#### Challenge:
Take the material below and retype it in full; pictures are left out.

################

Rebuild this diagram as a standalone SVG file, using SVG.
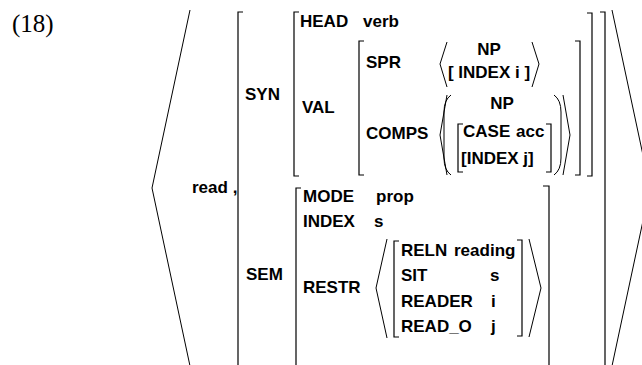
<svg xmlns="http://www.w3.org/2000/svg" width="642" height="365" viewBox="0 0 642 365">
  <style>
    .t { font-family: "Liberation Sans", Arial, sans-serif; font-weight: bold; font-size: 17px; fill: #000; }
    .m { text-anchor: middle; }
    .num { font-family: "Liberation Serif", "Times New Roman", serif; font-size: 25px; fill: #000; }
    .br { fill: none; stroke: #000; stroke-width: 1.2; }
    .ang { fill: none; stroke: #000; stroke-width: 1; }
  </style>
  <rect width="642" height="365" fill="#fff"/>

  <text class="num" x="12" y="32">(18)</text>

  <!-- outer list angle brackets -->
  <g id="outer-list">
    <polyline class="ang" points="190,10 152,188 190,366"/>
    <polyline class="ang" points="612,10 650,188 612,366"/>
    <text class="t" x="192" y="193">read ,</text>
  </g>

  <!-- top-level feature structure -->
  <g id="avm-top">
    <path class="br" d="M243,12 H238 V366"/>
    <path class="br" d="M600,12 H605 V366"/>
    <text class="t" x="245" y="100">SYN</text>
    <text class="t" x="246" y="280">SEM</text>
  </g>

  <!-- SYN value -->
  <g id="syn">
    <path class="br" d="M299,12 H294 V176 H299"/>
    <path class="br" d="M587,13 H592 V176 H587"/>
    <text class="t" x="300" y="27">HEAD</text>
    <text class="t" x="363" y="27">verb</text>
    <text class="t" x="302" y="113">VAL</text>
  </g>

  <!-- VAL value -->
  <g id="val">
    <path class="br" d="M364,41 H359 V175 H364"/>
    <path class="br" d="M575,41 H580 V175 H575"/>
    <text class="t" x="366" y="68">SPR</text>
    <text class="t" x="366" y="139">COMPS</text>
  </g>

  <!-- SPR list -->
  <g id="spr">
    <polyline class="ang" points="447,42 440,64 447,87"/>
    <polyline class="ang" points="532,42 539,64 532,87"/>
    <text class="t m" x="489" y="55">NP</text>
    <text class="t m" x="489" y="78">[ INDEX i ]</text>
  </g>

  <!-- COMPS list -->
  <g id="comps">
    <polyline class="ang" points="447,95 440,135 447,175"/>
    <polyline class="ang" points="563,95 570,135 563,175"/>
    <path class="ang" d="M451,95 Q444,100 444,112 V158 Q444,170 451,175"/>
    <path class="ang" d="M554,95 Q561,100 561,112 V158 Q561,170 554,175"/>
    <text class="t m" x="502" y="109">NP</text>
    <path class="br" d="M463,124 H458 V172 H463"/>
    <path class="br" d="M546,124 H551 V172 H546"/>
    <text class="t" x="463" y="137">CASE</text>
    <text class="t" x="516" y="137">acc</text>
    <text class="t" x="461" y="164">[INDEX j]</text>
  </g>

  <!-- SEM value -->
  <g id="sem">
    <path class="br" d="M301,188 H296 V366"/>
    <path class="br" d="M543,186 H549 V366"/>
    <text class="t" x="303" y="202">MODE</text>
    <text class="t" x="376" y="202">prop</text>
    <text class="t" x="303" y="227">INDEX</text>
    <text class="t" x="374" y="227">s</text>
    <text class="t" x="303" y="293">RESTR</text>
  </g>

  <!-- RESTR list -->
  <g id="restr">
    <polyline class="ang" points="387,239 376,288 387,338"/>
    <polyline class="ang" points="529,239 541,288 529,337"/>
    <path class="br" d="M399,241 H394 V337 H399"/>
    <path class="br" d="M517,240 H522 V336 H517"/>
    <text class="t" x="401" y="256">RELN</text>
    <text class="t" x="454" y="256">reading</text>
    <text class="t" x="401" y="281">SIT</text>
    <text class="t" x="490" y="281">s</text>
    <text class="t" x="401" y="307">READER</text>
    <text class="t" x="491" y="307">i</text>
    <text class="t" x="401" y="332">READ_O</text>
    <text class="t" x="491" y="332">j</text>
  </g>
</svg>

################

#### Correct answer:
Rebuild this diagram as a standalone SVG file, using SVG.
<svg xmlns="http://www.w3.org/2000/svg" width="642" height="365" viewBox="0 0 642 365">
  <style>
    .t { font-family: "Liberation Sans", Arial, sans-serif; font-weight: bold; font-size: 17px; fill: #000; }
    .m { text-anchor: middle; }
    .num { font-family: "Liberation Serif", "Times New Roman", serif; font-size: 25px; fill: #000; }
    .br { fill: none; stroke: #000; stroke-width: 1.2; }
    .ang { fill: none; stroke: #000; stroke-width: 1; }
  </style>
  <rect width="642" height="365" fill="#fff"/>

  <text class="num" x="12" y="32">(18)</text>

  <!-- outer list angle brackets -->
  <g id="outer-list">
    <polyline class="ang" points="190,10 152,188 190,366"/>
    <polyline class="ang" points="612,10 650,188 612,366"/>
    <text class="t" x="192" y="193">read ,</text>
  </g>

  <!-- top-level feature structure -->
  <g id="avm-top">
    <path class="br" d="M243,12 H238 V366"/>
    <path class="br" d="M600,12 H605 V366"/>
    <text class="t" x="245" y="100">SYN</text>
    <text class="t" x="246" y="280">SEM</text>
  </g>

  <!-- SYN value -->
  <g id="syn">
    <path class="br" d="M299,12 H294 V176 H299"/>
    <path class="br" d="M587,13 H592 V176 H587"/>
    <text class="t" x="300" y="27">HEAD</text>
    <text class="t" x="363" y="27">verb</text>
    <text class="t" x="302" y="113">VAL</text>
  </g>

  <!-- VAL value -->
  <g id="val">
    <path class="br" d="M364,41 H359 V175 H364"/>
    <path class="br" d="M575,41 H580 V175 H575"/>
    <text class="t" x="366" y="68">SPR</text>
    <text class="t" x="366" y="139">COMPS</text>
  </g>

  <!-- SPR list -->
  <g id="spr">
    <polyline class="ang" points="447,42 440,64 447,87"/>
    <polyline class="ang" points="532,42 539,64 532,87"/>
    <text class="t m" x="489" y="55">NP</text>
    <text class="t m" x="489" y="78">[ INDEX i ]</text>
  </g>

  <!-- COMPS list -->
  <g id="comps">
    <polyline class="ang" points="447,95 440,135 447,175"/>
    <polyline class="ang" points="563,95 570,135 563,175"/>
    <path class="ang" d="M451,95 Q444,100 444,112 V158 Q444,170 451,175"/>
    <path class="ang" d="M554,95 Q561,100 561,112 V158 Q561,170 554,175"/>
    <text class="t m" x="502" y="109">NP</text>
    <path class="br" d="M463,124 H458 V172 H463"/>
    <path class="br" d="M546,124 H551 V172 H546"/>
    <text class="t" x="463" y="137">CASE</text>
    <text class="t" x="516" y="137">acc</text>
    <text class="t" x="461" y="164">[INDEX j]</text>
  </g>

  <!-- SEM value -->
  <g id="sem">
    <path class="br" d="M301,188 H296 V366"/>
    <path class="br" d="M543,186 H549 V366"/>
    <text class="t" x="303" y="202">MODE</text>
    <text class="t" x="376" y="202">prop</text>
    <text class="t" x="303" y="227">INDEX</text>
    <text class="t" x="374" y="227">s</text>
    <text class="t" x="303" y="293">RESTR</text>
  </g>

  <!-- RESTR list -->
  <g id="restr">
    <polyline class="ang" points="387,239 376,288 387,338"/>
    <polyline class="ang" points="529,239 541,288 529,337"/>
    <path class="br" d="M399,241 H394 V337 H399"/>
    <path class="br" d="M517,240 H522 V336 H517"/>
    <text class="t" x="401" y="256">RELN</text>
    <text class="t" x="454" y="256">reading</text>
    <text class="t" x="401" y="281">SIT</text>
    <text class="t" x="490" y="281">s</text>
    <text class="t" x="401" y="307">READER</text>
    <text class="t" x="491" y="307">i</text>
    <text class="t" x="401" y="332">READ_O</text>
    <text class="t" x="491" y="332">j</text>
  </g>
</svg>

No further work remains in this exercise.